Investigating a novel role of Notch3 as a dependence receptor and its relevance in vivo

Cells of multicellular organisms interact with each-other and with their environment thanks to proteins called receptors present on their membrane. These receptors are activated following specific interaction with one or several proteins soluble in the environment or expressed by neighbour cells, called ligands. The receptors have long been seen as inactive when the ligands are absent. However, it is now known that certain receptors can have different functions depending on the availability of the ligands. Some such receptor induces cell death in absence of signal and cell survival when the signal is activated. Due to this dual function, they have been called dependence receptors. Indeed, cells that do express such receptors are dependent on a specific signal for their survival. These receptors have shown to be implicated in development and cancers. Indeed, cancer cells have evolved to avoid dependence on these receptors. Some cancer cells have lost the expression of the receptor and can therefore survive even in absence of the signal. Other cancer cells gained the ability to express the signal themselves. As these receptors are very important for survival of the cancer cells, they became a putative target to develop therapeutic strategies. It is therefore of great interest to find and describe the molecular mechanisms of these receptors.

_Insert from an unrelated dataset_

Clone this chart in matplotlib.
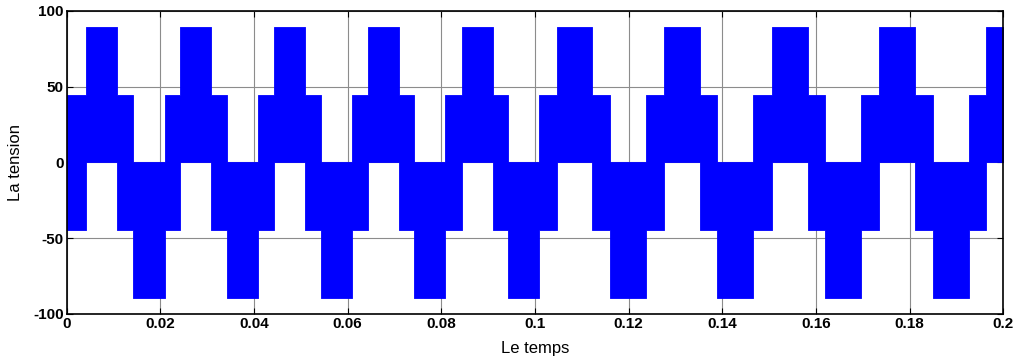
import matplotlib
matplotlib.use("Agg")
import matplotlib.pyplot as plt

# Segment boundaries (s)
t_edges = [0.0, 0.00406, 0.01081, 0.01409, 0.02099, 0.02419, 0.03081, 0.03417,
           0.04091, 0.04427, 0.05089, 0.05437, 0.06086, 0.06440, 0.07096, 0.07416,
           0.08078, 0.08448, 0.09097, 0.09430, 0.10085, 0.10463, 0.11224, 0.11602,
           0.12370, 0.12755, 0.13517, 0.13893, 0.14662, 0.15061, 0.15823, 0.16199,
           0.16955, 0.17346, 0.18108, 0.18493, 0.19261, 0.19637, 0.2]

# PWM switching band (lower / upper voltage level) in each segment
band_low = [-44.8, 0.0, -44.8, -89.4] * 9 + [-44.8, 0.0]
band_high = [44.8, 89.4, 44.8, 0.0] * 9 + [44.8, 89.4]

x_ticks = [0, 0.02, 0.04, 0.06, 0.08, 0.1, 0.12, 0.14, 0.16, 0.18, 0.2]
x_tick_labels = ["0", "0.02", "0.04", "0.06", "0.08", "0.1", "0.12", "0.14",
                 "0.16", "0.18", "0.2"]
y_ticks = [-100, -50, 0, 50, 100]
y_tick_labels = ["-100", "-50", "0", "50", "100"]

plt.rcParams["font.family"] = ["Liberation Sans", "DejaVu Sans"]

fig = plt.figure(figsize=(10.21, 3.60), dpi=100)
ax = fig.add_axes([0.0653, 0.1278, 0.9173, 0.8417])

low = band_low + [band_low[-1]]
high = band_high + [band_high[-1]]
ax.fill_between(t_edges, low, high, step="post", color="#0000ff",
                linewidth=0.6, edgecolor="#0000ff", zorder=3)

ax.set_xlim(0, 0.2)
ax.set_ylim(-100, 100)
ax.set_xticks(x_ticks)
ax.set_xticklabels(x_tick_labels, fontweight="bold", fontsize=11)
ax.set_yticks(y_ticks)
ax.set_yticklabels(y_tick_labels, fontweight="bold", fontsize=11)
ax.tick_params(direction="in", top=True, right=True, length=4, width=0.8,
               pad=2, colors="black")
ax.grid(True, color="#8c8c8c", linewidth=0.8, zorder=1)
ax.set_axisbelow(True)
for s in ax.spines.values():
    s.set_linewidth(1.2)
    s.set_zorder(5)

ax.set_xlabel("Le temps", fontsize=12)
ax.set_ylabel("La tension", fontsize=12)
ax.xaxis.set_label_coords(0.5, -0.089)
ax.yaxis.set_label_coords(-0.047, 0.5)

fig.savefig("out.png", dpi=100)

The NOTCH3DR project characterised a new dependence receptor. Notch3 belongs to a family (Notch1 to 4) of genes implicated in development of muticellular organisms and implicated more recently in pathology of cancers. We demonstrated that over-expression of Notch3 induced cell death of cancer cells from different origins. Furthermore when cancer cells expressing Notch3 were cultured in presence of cells expressing ligands, cell death induced by Notch3 was abrogated. These in vitro expreriments clearly showed that Notch3 behaves like a dependence receptor. We next studied the molecular mechanisms of Notch3-induced cell death. We observed that cell death induced following overexpression of Notch3 was dependent on caspases, enzymes implicated in a specific cell death mechanism named apoptosis. More particularly, caspase-9 was shown to be necessary for cell death induced by Notch3. This shows that Notch3 behaves like other known dependence receptor. We next showed that Notch3 was cleaved by caspases during the process of induction of apoptosis. We are now evaluated whether this process is required for induction of apoptosis by identifying mutants that are not cleaved by caspases anymore.

As we showed that Notch3 behaves like a dependence receptor in vitro, we next studied the involvement of Notch3 in cancers. We first studied expression of Notch3 ligands in panels of lung cancer cell lines and breast cancer cell lines. We observed an important correlation between Notch3 expression and expression of Dll-4, ligand of Notch3 in lung cancer cell lines. We observed as well a correlation with Jagged-2, another ligand of Notch3 in breast cancer cell lines. Interestingly, we observed a very significant increase in Jagged-1 in primary sample of patients suffering from renal cell carcinomas. Furthermore Jagged-1 inhibition in renal cell carcinomas cell in culture induced cell death. We therefore hypothesise that Notch3 dependence receptor function could be involved in several type of cancers. Although more investigation in vivo are needed this project demonstrated that Notch3 may have a new function as a dependence receptor. This could prove to be of particular importance in cancer therapy. We therefore began to investigate ways to induce Notch3 dependence receptor activity in cancer cells. We are testing interfering agents to inhibit the interaction between Notch3 and its ligands. Particularly, we are aiming at identifying agents that would be specific of Notch3 and that would not target other Notch receptors and would therefore be more specific and less toxic.